Car ce plan va à l’encontre de certains intérêts bourgeois, sans parler de la résistance croissante que son exécution suscite dans les masses travailleuses. Le fascisme ne peut se borner, vis-à-vis des capitalistes et de l’Etat, au racket, aux exactions et aux hold-up. Il lui faut la collaboration, les subventions massives, les collusions, l’appui décidé de grands financiers et de grands industriels, en France et à l’étranger. Il lui faut aussi au moins la complicité d’une partie des gérants du « secteur public ». Or, les grandes affaires sont loin de partager aujourd’hui tous les espoirs de l’O.A.S. D’abord, elles fructifient suffisamment sans qu’il soit besoin de risquer des troubles qui affaibliraient leur essor ; elles ont même compris qu’une entente économique avec la nouvelle Afrique du Nord peut leur apporter des profits sérieux. Ensuite, ces affaires sont largement engagées dans le Marché Commun, dont elles deviennent de plus en plus solidaires, et où elles ne peuvent mettre en balance leur position avec une VIe République encore aléatoire (et c’est en partie pour ébranler cette position que l’O.A.S. s’efforce de devenir « européenne » par extension à la Belgique, à l’Italie et à l’Allemagne). Enfin, le capitalisme et l’Etat français, en dépit d’une balance des comptes et du commerce positives, et des grandiloquences de de Gaulle, restent liés au capitalisme nord-américain, et le savent. Le franc est solide, mais non à toute épreuve. Voilà de grandes raisons pour l’O.A.S. de marquer le pas, même à coup d’explosions et d’assassinats.

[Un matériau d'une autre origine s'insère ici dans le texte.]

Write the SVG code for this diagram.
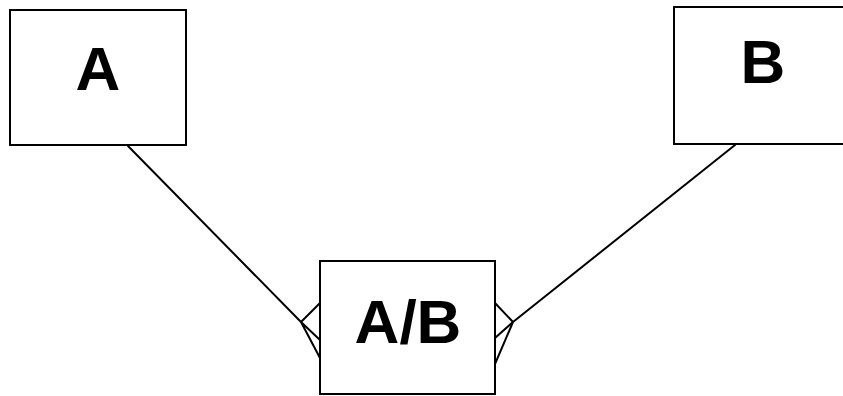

En outre, il est clair que l’action terroriste de l’O.A.S. et le déchaînement de la police suscitent une réaction croissante dans les masses populaires, qui commencent à prendre conscience des effets à long terme du 13 mai. Si ces masses savent aussi trouver la voie d’une alliance avec celles du Maghreb et de l’Europe, elles seront invincibles, et deviendront peut-être victorieuses dans la voie du socialisme. C’est pourquoi tous les fascistes sont aujourd’hui à la recherche d’une formule pour former un front anti-socialiste (qu’ils appellent anti-communiste). Il se peut qu’impuissants dans la voie du terrorisme d’intimidation, clandestin, ils recourent à l’action publique. De multiples associations maniées par des réactionnaires leur ont ouvert la voie. Des partis de la droite classique aussi, de même que les poujadistes, et en dernier lieu l’embryon de parti fasciste monté par Trinquier. Tout cela montre assez qu’il faut se préparer à affronter de vastes batailles politiques et sociales, sous le signe contraire : celui du rassemblement et de la mobilisation dans un front socialiste qui sera l’armature d’une action étendue à tous les démocrates qui refusent de voir le pays soumis à de nouveaux Hitler.

10 Mars 1962.

Pierre NAVILLE.

P. S. – L’accord entre le gouvernement français et le G.P.R.A. a été signé le 18 mars à Evian. Le cessez-le-feu est intervenu le 19 mars. Ainsi s’ouvre une nouvelle période de l’histoire de France et de l’histoire de l’Afrique du Nord. Les textes de l’accord, qui engagent sérieusement l’avenir, posent de nombreux problèmes nouveaux que nous examinerons prochainement.